How Desiccant Breathers Work
Desiccant breathers are engineered to prevent the ingress of moisture and particulates into closed mechanical systems by facilitating controlled air exchange through a multi-stage filtration process. The core operational principle is based on adsorption and mechanical filtration, which collectively ensure air purity within sensitive equipment.

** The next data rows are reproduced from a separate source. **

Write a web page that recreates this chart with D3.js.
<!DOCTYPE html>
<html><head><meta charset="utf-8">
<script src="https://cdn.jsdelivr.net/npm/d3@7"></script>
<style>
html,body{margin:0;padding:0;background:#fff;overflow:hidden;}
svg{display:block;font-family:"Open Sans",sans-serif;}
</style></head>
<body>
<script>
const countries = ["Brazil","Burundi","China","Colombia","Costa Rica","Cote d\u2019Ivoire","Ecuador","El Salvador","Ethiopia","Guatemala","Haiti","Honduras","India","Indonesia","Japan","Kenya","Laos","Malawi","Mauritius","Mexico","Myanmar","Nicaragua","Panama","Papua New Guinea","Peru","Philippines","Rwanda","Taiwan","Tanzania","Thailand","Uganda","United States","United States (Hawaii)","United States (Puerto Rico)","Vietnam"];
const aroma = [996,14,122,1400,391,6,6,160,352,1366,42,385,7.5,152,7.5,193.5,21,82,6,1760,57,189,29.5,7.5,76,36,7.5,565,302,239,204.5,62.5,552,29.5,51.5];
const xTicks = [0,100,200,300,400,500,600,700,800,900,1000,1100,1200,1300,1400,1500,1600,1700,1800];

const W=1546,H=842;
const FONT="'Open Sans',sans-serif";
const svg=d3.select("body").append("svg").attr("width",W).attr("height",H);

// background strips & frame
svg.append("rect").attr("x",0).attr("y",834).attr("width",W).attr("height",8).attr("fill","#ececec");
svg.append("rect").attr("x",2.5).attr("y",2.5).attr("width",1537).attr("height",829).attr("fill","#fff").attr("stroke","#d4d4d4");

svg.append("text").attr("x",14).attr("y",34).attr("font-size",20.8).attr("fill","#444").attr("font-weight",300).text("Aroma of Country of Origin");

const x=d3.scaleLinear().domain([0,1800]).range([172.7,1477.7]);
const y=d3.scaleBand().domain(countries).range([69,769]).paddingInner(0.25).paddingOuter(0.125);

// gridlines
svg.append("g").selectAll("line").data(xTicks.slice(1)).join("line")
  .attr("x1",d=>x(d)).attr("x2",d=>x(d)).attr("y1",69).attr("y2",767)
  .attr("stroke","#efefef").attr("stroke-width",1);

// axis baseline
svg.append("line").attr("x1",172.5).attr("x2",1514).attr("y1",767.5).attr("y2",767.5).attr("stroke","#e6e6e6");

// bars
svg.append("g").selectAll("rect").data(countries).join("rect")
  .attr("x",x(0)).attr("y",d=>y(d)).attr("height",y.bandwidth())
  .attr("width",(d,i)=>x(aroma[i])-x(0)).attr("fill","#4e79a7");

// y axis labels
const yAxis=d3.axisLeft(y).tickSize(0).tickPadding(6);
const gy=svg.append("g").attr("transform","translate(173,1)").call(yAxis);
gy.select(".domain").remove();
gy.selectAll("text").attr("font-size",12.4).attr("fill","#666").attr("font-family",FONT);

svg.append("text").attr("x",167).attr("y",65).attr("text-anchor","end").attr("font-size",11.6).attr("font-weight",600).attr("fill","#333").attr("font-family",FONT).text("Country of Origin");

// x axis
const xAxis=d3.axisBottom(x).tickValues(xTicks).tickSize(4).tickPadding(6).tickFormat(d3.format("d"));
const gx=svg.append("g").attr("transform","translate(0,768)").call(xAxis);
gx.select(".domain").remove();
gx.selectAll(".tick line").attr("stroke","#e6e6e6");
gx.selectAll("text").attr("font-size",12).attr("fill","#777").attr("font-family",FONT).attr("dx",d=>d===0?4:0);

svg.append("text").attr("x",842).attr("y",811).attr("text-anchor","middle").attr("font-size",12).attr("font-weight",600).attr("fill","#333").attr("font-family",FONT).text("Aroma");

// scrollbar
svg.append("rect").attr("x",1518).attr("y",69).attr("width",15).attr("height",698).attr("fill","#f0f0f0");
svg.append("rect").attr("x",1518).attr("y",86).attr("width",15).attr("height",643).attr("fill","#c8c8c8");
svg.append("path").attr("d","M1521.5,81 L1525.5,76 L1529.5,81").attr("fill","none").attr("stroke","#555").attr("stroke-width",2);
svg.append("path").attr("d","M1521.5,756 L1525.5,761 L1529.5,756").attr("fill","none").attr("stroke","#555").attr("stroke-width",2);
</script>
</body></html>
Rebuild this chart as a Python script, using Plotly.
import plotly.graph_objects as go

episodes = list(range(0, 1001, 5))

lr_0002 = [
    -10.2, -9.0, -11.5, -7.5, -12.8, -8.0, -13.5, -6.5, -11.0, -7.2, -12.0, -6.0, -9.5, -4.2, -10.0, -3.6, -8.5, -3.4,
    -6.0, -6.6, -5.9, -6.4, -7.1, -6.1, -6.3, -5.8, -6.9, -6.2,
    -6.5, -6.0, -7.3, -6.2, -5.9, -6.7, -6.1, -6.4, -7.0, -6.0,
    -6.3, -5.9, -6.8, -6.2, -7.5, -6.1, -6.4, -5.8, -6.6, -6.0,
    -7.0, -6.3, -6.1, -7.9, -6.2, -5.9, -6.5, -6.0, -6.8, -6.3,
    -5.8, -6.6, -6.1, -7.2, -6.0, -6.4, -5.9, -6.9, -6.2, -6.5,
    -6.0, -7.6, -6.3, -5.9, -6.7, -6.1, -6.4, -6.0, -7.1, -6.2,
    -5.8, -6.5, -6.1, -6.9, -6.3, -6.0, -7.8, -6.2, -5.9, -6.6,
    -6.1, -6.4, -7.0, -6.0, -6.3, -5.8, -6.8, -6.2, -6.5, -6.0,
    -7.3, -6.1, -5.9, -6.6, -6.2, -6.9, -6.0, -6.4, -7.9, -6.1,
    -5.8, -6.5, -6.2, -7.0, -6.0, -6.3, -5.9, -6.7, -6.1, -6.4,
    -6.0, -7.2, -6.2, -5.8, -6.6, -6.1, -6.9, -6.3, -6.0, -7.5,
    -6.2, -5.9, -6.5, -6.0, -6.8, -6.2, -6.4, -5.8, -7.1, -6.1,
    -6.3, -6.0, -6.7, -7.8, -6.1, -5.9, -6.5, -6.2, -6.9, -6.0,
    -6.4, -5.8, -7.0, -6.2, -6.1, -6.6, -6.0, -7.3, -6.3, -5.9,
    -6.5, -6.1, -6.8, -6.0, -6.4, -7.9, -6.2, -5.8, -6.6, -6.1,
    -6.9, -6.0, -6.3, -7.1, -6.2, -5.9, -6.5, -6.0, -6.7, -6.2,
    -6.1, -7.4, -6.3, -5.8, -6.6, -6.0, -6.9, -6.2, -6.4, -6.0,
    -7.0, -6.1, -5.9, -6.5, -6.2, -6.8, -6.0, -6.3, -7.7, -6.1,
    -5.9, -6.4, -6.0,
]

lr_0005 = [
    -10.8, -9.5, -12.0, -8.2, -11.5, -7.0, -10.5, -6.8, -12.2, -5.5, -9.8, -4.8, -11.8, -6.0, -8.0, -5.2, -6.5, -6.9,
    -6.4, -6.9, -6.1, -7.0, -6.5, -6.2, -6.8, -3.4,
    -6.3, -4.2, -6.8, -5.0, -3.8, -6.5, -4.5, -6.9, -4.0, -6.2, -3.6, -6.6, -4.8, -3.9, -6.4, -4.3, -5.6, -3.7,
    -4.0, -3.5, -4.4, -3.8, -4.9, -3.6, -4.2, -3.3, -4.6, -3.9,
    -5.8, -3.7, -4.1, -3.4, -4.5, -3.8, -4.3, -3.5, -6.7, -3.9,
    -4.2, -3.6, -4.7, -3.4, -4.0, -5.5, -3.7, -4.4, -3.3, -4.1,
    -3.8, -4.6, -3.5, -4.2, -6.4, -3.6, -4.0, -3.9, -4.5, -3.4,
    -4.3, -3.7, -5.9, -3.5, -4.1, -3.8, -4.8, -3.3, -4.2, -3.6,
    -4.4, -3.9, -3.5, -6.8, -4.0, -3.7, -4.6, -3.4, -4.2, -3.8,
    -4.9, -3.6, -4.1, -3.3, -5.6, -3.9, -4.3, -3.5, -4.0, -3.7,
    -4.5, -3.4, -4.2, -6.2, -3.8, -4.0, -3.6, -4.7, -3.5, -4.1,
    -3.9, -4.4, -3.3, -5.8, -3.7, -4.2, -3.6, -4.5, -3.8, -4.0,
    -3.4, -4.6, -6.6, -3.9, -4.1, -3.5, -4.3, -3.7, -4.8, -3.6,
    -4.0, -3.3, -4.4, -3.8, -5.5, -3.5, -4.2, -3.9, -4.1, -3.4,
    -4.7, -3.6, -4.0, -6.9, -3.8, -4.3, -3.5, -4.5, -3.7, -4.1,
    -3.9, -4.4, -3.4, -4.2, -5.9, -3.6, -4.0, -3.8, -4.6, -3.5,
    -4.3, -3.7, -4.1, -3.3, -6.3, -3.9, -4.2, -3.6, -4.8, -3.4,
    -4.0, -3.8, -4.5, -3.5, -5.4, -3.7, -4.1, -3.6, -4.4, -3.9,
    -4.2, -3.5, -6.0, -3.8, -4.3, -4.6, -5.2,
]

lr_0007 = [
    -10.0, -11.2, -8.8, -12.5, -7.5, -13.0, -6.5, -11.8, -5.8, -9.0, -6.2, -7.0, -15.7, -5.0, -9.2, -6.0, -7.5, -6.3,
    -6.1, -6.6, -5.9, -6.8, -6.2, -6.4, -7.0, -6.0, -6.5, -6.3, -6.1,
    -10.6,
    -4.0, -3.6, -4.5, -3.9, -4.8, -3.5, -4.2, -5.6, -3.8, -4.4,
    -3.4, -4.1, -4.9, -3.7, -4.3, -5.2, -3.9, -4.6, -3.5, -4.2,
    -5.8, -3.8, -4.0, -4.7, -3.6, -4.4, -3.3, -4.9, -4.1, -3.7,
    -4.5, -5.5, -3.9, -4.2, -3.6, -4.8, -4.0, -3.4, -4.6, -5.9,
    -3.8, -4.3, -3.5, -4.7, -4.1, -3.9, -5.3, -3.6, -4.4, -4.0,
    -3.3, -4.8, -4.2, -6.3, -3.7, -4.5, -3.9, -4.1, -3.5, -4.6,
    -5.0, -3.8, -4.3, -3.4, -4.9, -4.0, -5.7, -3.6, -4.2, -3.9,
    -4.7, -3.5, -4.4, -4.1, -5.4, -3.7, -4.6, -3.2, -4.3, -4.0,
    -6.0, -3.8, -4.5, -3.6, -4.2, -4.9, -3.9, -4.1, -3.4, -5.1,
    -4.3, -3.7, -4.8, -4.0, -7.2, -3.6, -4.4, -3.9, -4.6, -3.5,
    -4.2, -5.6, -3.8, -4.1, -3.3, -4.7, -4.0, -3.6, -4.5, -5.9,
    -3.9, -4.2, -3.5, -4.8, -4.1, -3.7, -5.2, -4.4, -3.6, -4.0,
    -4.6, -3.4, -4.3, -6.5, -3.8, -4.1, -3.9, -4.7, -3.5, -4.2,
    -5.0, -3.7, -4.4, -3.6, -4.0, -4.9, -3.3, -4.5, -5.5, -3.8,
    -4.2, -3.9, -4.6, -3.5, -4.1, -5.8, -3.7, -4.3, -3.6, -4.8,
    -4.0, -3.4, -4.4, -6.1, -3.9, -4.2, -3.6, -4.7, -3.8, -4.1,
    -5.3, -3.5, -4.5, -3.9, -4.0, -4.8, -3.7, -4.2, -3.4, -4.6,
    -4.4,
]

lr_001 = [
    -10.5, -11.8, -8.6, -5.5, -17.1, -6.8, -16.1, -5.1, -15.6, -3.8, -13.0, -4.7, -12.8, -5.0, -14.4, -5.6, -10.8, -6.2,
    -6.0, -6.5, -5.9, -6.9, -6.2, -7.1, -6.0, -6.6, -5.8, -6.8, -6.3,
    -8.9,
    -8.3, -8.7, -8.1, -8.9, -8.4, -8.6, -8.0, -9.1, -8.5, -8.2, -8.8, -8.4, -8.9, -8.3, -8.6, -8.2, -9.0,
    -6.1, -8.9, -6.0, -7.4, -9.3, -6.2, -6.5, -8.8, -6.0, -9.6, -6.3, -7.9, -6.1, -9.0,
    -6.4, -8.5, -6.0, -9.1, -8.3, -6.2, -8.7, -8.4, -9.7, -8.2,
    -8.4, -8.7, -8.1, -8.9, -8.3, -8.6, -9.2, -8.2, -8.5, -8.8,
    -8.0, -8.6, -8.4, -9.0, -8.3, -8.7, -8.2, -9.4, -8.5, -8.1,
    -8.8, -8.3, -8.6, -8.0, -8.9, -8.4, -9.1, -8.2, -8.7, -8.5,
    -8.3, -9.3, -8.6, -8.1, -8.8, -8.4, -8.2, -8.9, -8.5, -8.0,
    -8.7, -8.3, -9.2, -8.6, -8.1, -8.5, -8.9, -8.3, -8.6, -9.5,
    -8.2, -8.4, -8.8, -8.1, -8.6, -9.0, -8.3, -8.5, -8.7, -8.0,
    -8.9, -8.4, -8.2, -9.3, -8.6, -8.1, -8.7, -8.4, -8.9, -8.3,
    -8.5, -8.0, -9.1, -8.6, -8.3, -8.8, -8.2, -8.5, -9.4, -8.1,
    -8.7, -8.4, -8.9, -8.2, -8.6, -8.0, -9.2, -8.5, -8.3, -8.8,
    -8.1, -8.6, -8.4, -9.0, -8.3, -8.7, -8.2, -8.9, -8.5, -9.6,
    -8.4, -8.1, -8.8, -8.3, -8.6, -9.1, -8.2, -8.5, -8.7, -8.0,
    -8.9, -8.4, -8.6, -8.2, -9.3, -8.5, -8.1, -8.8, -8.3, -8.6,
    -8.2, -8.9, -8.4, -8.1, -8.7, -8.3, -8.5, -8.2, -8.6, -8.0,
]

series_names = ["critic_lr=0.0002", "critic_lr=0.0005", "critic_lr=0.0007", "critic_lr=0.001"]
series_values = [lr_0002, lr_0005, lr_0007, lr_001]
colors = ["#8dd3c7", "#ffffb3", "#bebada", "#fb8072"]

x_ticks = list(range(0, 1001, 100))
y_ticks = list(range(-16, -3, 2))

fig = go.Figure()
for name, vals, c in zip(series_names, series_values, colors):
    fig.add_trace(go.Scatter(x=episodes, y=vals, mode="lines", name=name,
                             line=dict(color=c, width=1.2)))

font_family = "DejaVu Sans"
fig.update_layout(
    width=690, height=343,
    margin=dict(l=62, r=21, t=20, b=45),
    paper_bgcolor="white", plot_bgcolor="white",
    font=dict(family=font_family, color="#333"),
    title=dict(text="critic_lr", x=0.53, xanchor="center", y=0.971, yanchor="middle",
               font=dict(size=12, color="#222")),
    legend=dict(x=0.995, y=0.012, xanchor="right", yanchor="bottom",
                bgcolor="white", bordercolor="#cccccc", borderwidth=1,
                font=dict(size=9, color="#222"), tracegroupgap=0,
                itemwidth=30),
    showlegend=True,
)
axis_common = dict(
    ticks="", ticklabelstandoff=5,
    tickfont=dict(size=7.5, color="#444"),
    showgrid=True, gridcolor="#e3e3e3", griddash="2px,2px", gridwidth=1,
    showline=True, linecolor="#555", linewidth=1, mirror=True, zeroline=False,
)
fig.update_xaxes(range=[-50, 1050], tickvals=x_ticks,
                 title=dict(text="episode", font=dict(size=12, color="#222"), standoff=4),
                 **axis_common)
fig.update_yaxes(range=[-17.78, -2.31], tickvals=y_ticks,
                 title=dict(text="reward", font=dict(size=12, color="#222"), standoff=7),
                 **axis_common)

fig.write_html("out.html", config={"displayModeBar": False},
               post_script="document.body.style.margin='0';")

- Particulate Filtration (Initial Stage):
The uppermost layer of the breather typically comprises a fine particulate filter. This element acts as a barrier against airborne solid contaminants, such as dust and debris, which may be present in industrial environments. The efficiency of this stage is crucial in preventing abrasive particles from entering the system. - Moisture Adsorption (Intermediate Stage):
The central chamber contains a hygroscopic desiccant material, commonly silica gel, which adsorbs water vapor from the incoming air. As air passes through the medium, the desiccant binds moisture to its surface, lowering the humidity inside the machinery. - Final Filtration (Exit Stage):
The lower-stage filter functions as a protective barrier, capturing any leftover desiccant particles or fine debris before air enters the system. This layer ensures that only clean, dry air enters the system, maintaining the integrity of lubricants and internal components. - Saturation Indication Mechanism:
The visual saturation indicator, which is commonly achieved using a color-changing desiccant, is an important feature of current desiccant breathers. When the desiccant is saturated, its color changes, clearly indicating the end of its service life. This aids in predictive maintenance planning and minimizes the risk of unanticipated system degradation.
Final Thoughts
Including desiccant breathers as part of routine equipment upkeep offers a cost-effective strategy that greatly enhances system reliability and reduces downtime. They help preserve lubricant integrity, extend equipment life, reduce downtime, and keep your operations running smoothly. In short, when it comes to moisture control, desiccant breathers are not just optional, they’re essential.